If I had looked at this as a £350-a-day Excel temp job, I would have kept my head down and updated the numbers.
Instead, I looked at it wearing a consultant’s hat.
I called together the CFO, his deputy, and the commercial director. I had 45 minutes before leaving for a theatre rehearsal — I was playing a principal role in Kiss Me, Kate that evening.
I said, bluntly:
“This will not work.”
Then I explained why.
Every objection landed. Heads nodded. They could all see it once it was laid out.
The Question That Changed the Room
I asked a simple question:
“What database do you have?”
The CFO immediately said:
“We don’t have one. We’re not allowed to use one.”
That should have been the end of the conversation.
But the commercial director interrupted him and said:
“No — go on. Please explain.”
That moment mattered.
The Shift from Serial to Parallel
What I proposed wasn’t a spreadsheet trick.
It was a change in process architecture.
Instead of everything waiting on everything else, the work would run in parallel:
- Data would be gathered independently and validated centrally
- Templates would be designed independently
- Group structures could change without breaking anything
- Consolidation would be live — not dependent on fragile links
The spreadsheets would still look familiar to users.
But they would behave very differently.
When users finished, they wouldn’t email files or rely on links.
They would click a button marked PUT — submitting their data into a central store.
From that moment onward:
- Consolidations were always current
- Nothing needed “processing”
- And nothing critical lived inside a document
This was in 2007. Long before Power Query.
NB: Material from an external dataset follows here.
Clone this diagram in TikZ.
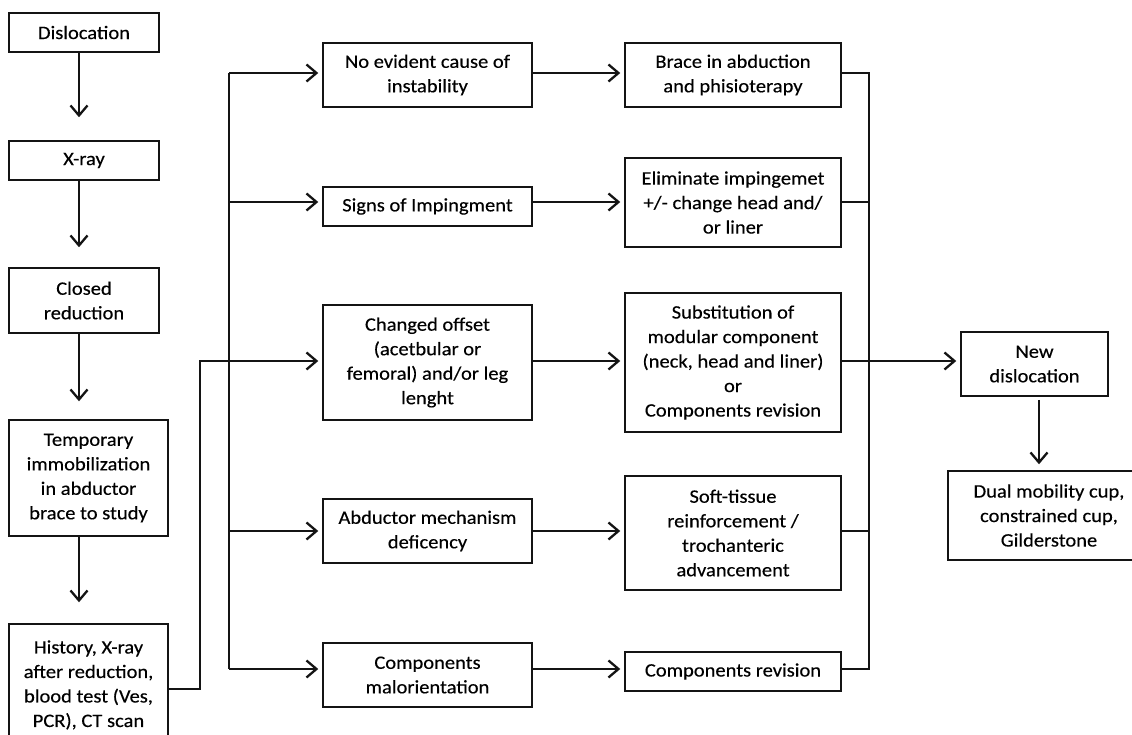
\documentclass[tikz,border=0pt]{standalone}
\usepackage{fontspec}
\setmainfont{Carlito}[FakeStretch=1.08,FakeBold=0.3]
\usetikzlibrary{arrows.meta}
\begin{document}
\begin{tikzpicture}[x=1pt,y=-1pt,
  box/.style={draw=black!92, line width=1.5pt, align=center, inner sep=0pt,
    text=black, font=\fontsize{19}{24.5}\selectfont},
  arr/.style={draw=black!92, line width=1.5pt, -{Straight Barb[length=10pt,width=17pt,line width=2.3pt]}},
  ln/.style={draw=black!92, line width=1.5pt}]
\useasboundingbox (0,0) rectangle (1132,735);
\fill[white] (0,0) rectangle (1132,735);

% left column
\node[box, minimum width=150pt, minimum height=39pt] (dis) at (84,32.5) {Dislocation};
\node[box, minimum width=150pt, minimum height=39pt] (xray) at (84,160.5) {X-ray};
\node[box, minimum width=150pt, minimum height=65pt] (closed) at (84,300.5) {Closed\\reduction};
\node[box, minimum width=159pt, minimum height=116pt] (temp) at (88.5,478) {Temporary\\immobilization\\in abductor\\brace to study};
\node[box, minimum width=159pt, minimum height=122pt] (hist) at (88.5,685) {History, X-ray\\after reduction,\\blood test (Ves,\\PCR), CT scan};

% middle column
\node[box, minimum width=209pt, minimum height=64pt] (noev) at (427.5,75) {No evident cause of\\instability};
\node[box, minimum width=209pt, minimum height=39pt] (signs) at (427.5,206.5) {Signs of Impingment};
\node[box, minimum width=209pt, minimum height=115pt] (changed) at (427.5,362.5) {Changed offset\\(acetbular or\\femoral) and/or leg\\lenght};
\node[box, minimum width=209pt, minimum height=64pt] (abd) at (427.5,531) {Abductor mechanism\\deficency};
\node[box, minimum width=209pt, minimum height=64pt] (malor) at (427.5,675) {Components\\malorientation};

% right column
\node[box, minimum width=216pt, minimum height=64pt] (brace) at (733,75) {Brace in abduction\\and phisioterapy};
\node[box, minimum width=216pt, minimum height=89pt] (elim) at (733,202.5) {Eliminate impingemet\\+/- change head and/\\or liner};
\node[box, minimum width=216pt, minimum height=139pt] (subst) at (733,362.5) {Substitution of\\modular component\\(neck, head and liner)\\or\\Components revision};
\node[box, minimum width=216pt, minimum height=114pt] (soft) at (733,533) {Soft-tissue\\reinforcement /\\trochanteric\\advancement};
\node[box, minimum width=216pt, minimum height=39pt] (comprev) at (733,671.5) {Components revision};

% far right
\node[box, minimum width=147pt, minimum height=64pt] (newd) at (1034.5,364) {New\\dislocation};
\node[box, minimum width=202pt, minimum height=89pt] (dual) at (1049,515.5) {Dual mobility cup,\\constrained cup,\\Gilderstone};

% left column arrows
\coordinate (colx) at (79,0);
\draw[arr, shorten >=23pt] (dis.south -| colx) -- (xray.north -| colx);
\draw[arr, shorten >=20pt] (xray.south -| colx) -- (closed.north -| colx);
\draw[arr, shorten >=18pt] (closed.south -| colx) -- (temp.north -| colx);
\draw[arr, shorten >=21pt] (temp.south -| colx) -- (hist.north -| colx);

% trunk and branches
\coordinate (t1) at (229,73);
\coordinate (t2) at (229,202);
\coordinate (t3) at (200,361);
\coordinate (t4) at (229,531);
\coordinate (t5) at (229,669);
\coordinate (h0) at (200,689);
\draw[ln] (t1) -- (t5);
\draw[arr, shorten >=4pt] (t1) -- (noev.west |- t1);
\draw[arr, shorten >=4pt] (t2) -- (signs.west |- t2);
\draw[arr, shorten >=4pt] (t4) -- (abd.west |- t4);
\draw[arr, shorten >=4pt] (t5) -- (malor.west |- t5);
\draw[arr, shorten >=4pt] (hist.east |- h0) -- (h0) -- (t3) -- (changed.west |- t3);

% middle to right
\draw[arr, shorten >=4pt] (noev.east |- t1) -- (brace.west |- t1);
\draw[arr, shorten >=4pt] (signs.east |- t2) -- (elim.west |- t2);
\draw[arr, shorten >=4pt] (changed.east |- t3) -- (subst.west |- t3);
\draw[arr, shorten >=4pt] (abd.east |- t4) -- (soft.west |- t4);
\draw[arr, shorten >=4pt] (malor.east |- t5) -- (comprev.west |- t5);

% merge
\coordinate (m1) at (869,73);
\coordinate (m2) at (869,202);
\coordinate (m3) at (869,361);
\coordinate (m4) at (869,531);
\coordinate (m5) at (869,669);
\draw[ln] (brace.east |- m1) -- (m1) -- (m5) -- (comprev.east |- m5);
\draw[ln] (elim.east |- m2) -- (m2);
\draw[ln] (soft.east |- m4) -- (m4);
\draw[arr, shorten >=4pt] (subst.east |- m3) -- (newd.west |- m3);

% new dislocation to dual
\coordinate (dx) at (1039,0);
\draw[arr, shorten >=6pt, shorten <=3pt] (newd.south -| dx) -- (dual.north -| dx);
\end{tikzpicture}
\end{document}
Long before today’s conversations.
“I’ve Never Seen Anything Like This”
When I returned with a working demonstration model, the reaction was immediate.
The person responsible for the original model — one of the most accomplished Excel users I’ve ever met — looked at it and said:
“I’ve never seen anything like this.”
And that was that.
We simply executed the plan.
Why Nothing Broke — Even When Something Did
Partway through the budgeting process, a formula error was discovered in the template — after hundreds of workbooks had already been issued.
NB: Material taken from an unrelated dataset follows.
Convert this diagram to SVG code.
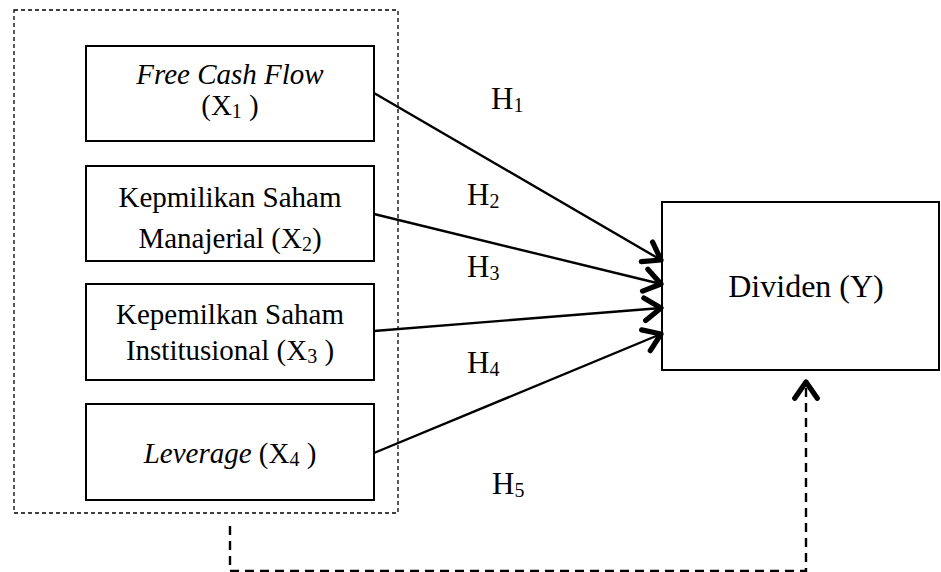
<svg xmlns="http://www.w3.org/2000/svg" width="941" height="572" viewBox="0 0 941 572">
<style>
.box{fill:#fff;stroke:#000;stroke-width:2}
.t{font-family:"Liberation Serif","Times New Roman",serif;font-size:29px;fill:#000;text-anchor:middle}
.h{font-family:"Liberation Serif","Times New Roman",serif;font-size:31px;fill:#000}
.sub{font-size:20px}
.line{fill:none;stroke:#000;stroke-width:2.4}
</style>
<defs>
<marker id="chev" markerUnits="userSpaceOnUse" markerWidth="30" markerHeight="30" viewBox="-16 -12 20 24" refX="0" refY="0" orient="auto">
<polyline points="-13,-9 0,0 -13,9" fill="none" stroke="#000" stroke-width="4.2" stroke-linecap="round" stroke-linejoin="round"/>
</marker>
</defs>
<rect x="14" y="10" width="384" height="503" fill="none" stroke="#000" stroke-width="1.3" stroke-dasharray="4,3"/>
<g id="n1">
<rect class="box" x="86" y="46" width="288" height="95"/>
<text class="t" x="230" y="84" font-style="italic">Free Cash Flow</text>
<text class="t" x="230" y="115">(X<tspan class="sub" dy="3">1</tspan><tspan dy="-3"> )</tspan></text>
</g>
<g id="n2">
<rect class="box" x="86" y="166" width="288" height="95"/>
<text class="t" x="230" y="207">Kepmilikan Saham</text>
<text class="t" x="230" y="248">Manajerial (X<tspan class="sub" dy="3">2</tspan><tspan dy="-3">)</tspan></text>
</g>
<g id="n3">
<rect class="box" x="86" y="284" width="288" height="96"/>
<text class="t" x="230" y="324">Kepemilkan Saham</text>
<text class="t" x="230" y="360">Institusional (X<tspan class="sub" dy="3">3</tspan><tspan dy="-3"> )</tspan></text>
</g>
<g id="n4">
<rect class="box" x="86" y="404" width="288" height="96"/>
<text class="t" x="230" y="463"><tspan font-style="italic">Leverage</tspan> (X<tspan class="sub" dy="3">4</tspan><tspan dy="-3"> )</tspan></text>
</g>
<g id="y">
<rect class="box" x="662" y="202" width="277" height="168"/>
<text class="t" x="806" y="297" style="font-size:32px">Dividen (Y)</text>
</g>
<g id="connectors">
<line class="line" x1="374" y1="93" x2="661" y2="260" marker-end="url(#chev)"/>
<line class="line" x1="374" y1="214" x2="661" y2="284" marker-end="url(#chev)"/>
<line class="line" x1="374" y1="331" x2="661" y2="308" marker-end="url(#chev)"/>
<line class="line" x1="374" y1="453" x2="661" y2="334" marker-end="url(#chev)"/>
<polyline class="line" points="230,526 230,571 806,571 806,382" stroke-dasharray="9,6" marker-end="url(#chev)"/>
</g>
<g id="labels">
<text class="h" x="491" y="109">H<tspan class="sub" dy="3">1</tspan></text>
<text class="h" x="467" y="205">H<tspan class="sub" dy="3">2</tspan></text>
<text class="h" x="467" y="277">H<tspan class="sub" dy="3">3</tspan></text>
<text class="h" x="467" y="373">H<tspan class="sub" dy="3">4</tspan></text>
<text class="h" x="492" y="494">H<tspan class="sub" dy="3">5</tspan></text>
</g>
</svg>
In a traditional, document-linked model, this would have been a crisis.
It wasn’t.
Because the data already lived safely elsewhere.
We fixed the template.
Users reopened their files.
The correction flowed through automatically.
No panic.
No rework.
No risk to the collected data.
From the client’s point of view, this was astonishing.
So Where Did the “Six Figures” Come From?
Not from a quote.
Not from selling spreadsheets.
The value accumulated because:
- The same architecture was reused for forecasting
- Then for reporting
- Then for KPIs
- Then for other connected processes
What had been delivered was not “three spreadsheets”.
It was an internal, extensible enterprise capability — built with Excel as the client.
Over time, my total billing — in today’s money — reached roughly £540,000.
That’s where the phrase six-figure spreadsheets came from.
But it misses the point.
The Pattern That Always Follows
Here’s the part people find uncomfortable.
Those who blocked the work, dismissed it, or couldn’t understand it — fell away.
Those who engaged, learned, and used it — were promoted.
The senior sponsor of the work was later sent to run a major overseas operation, taking his team with him.
That’s not drama.
That’s organisational selection.
This Was Never About Excel
Excel was not the story.
The story was recognising:
- An impossible critical path
- A fragile document-based process
- And a way to remove both — quickly, calmly, and permanently
That is why the work extended.
That is why it paid well.
And that is why the phrase six-figure spreadsheets is both catchy — and wrong.
What was delivered was not spreadsheets.
It was a change in what the organisation believed was possible.
And once that happens, the numbers stop being surprising.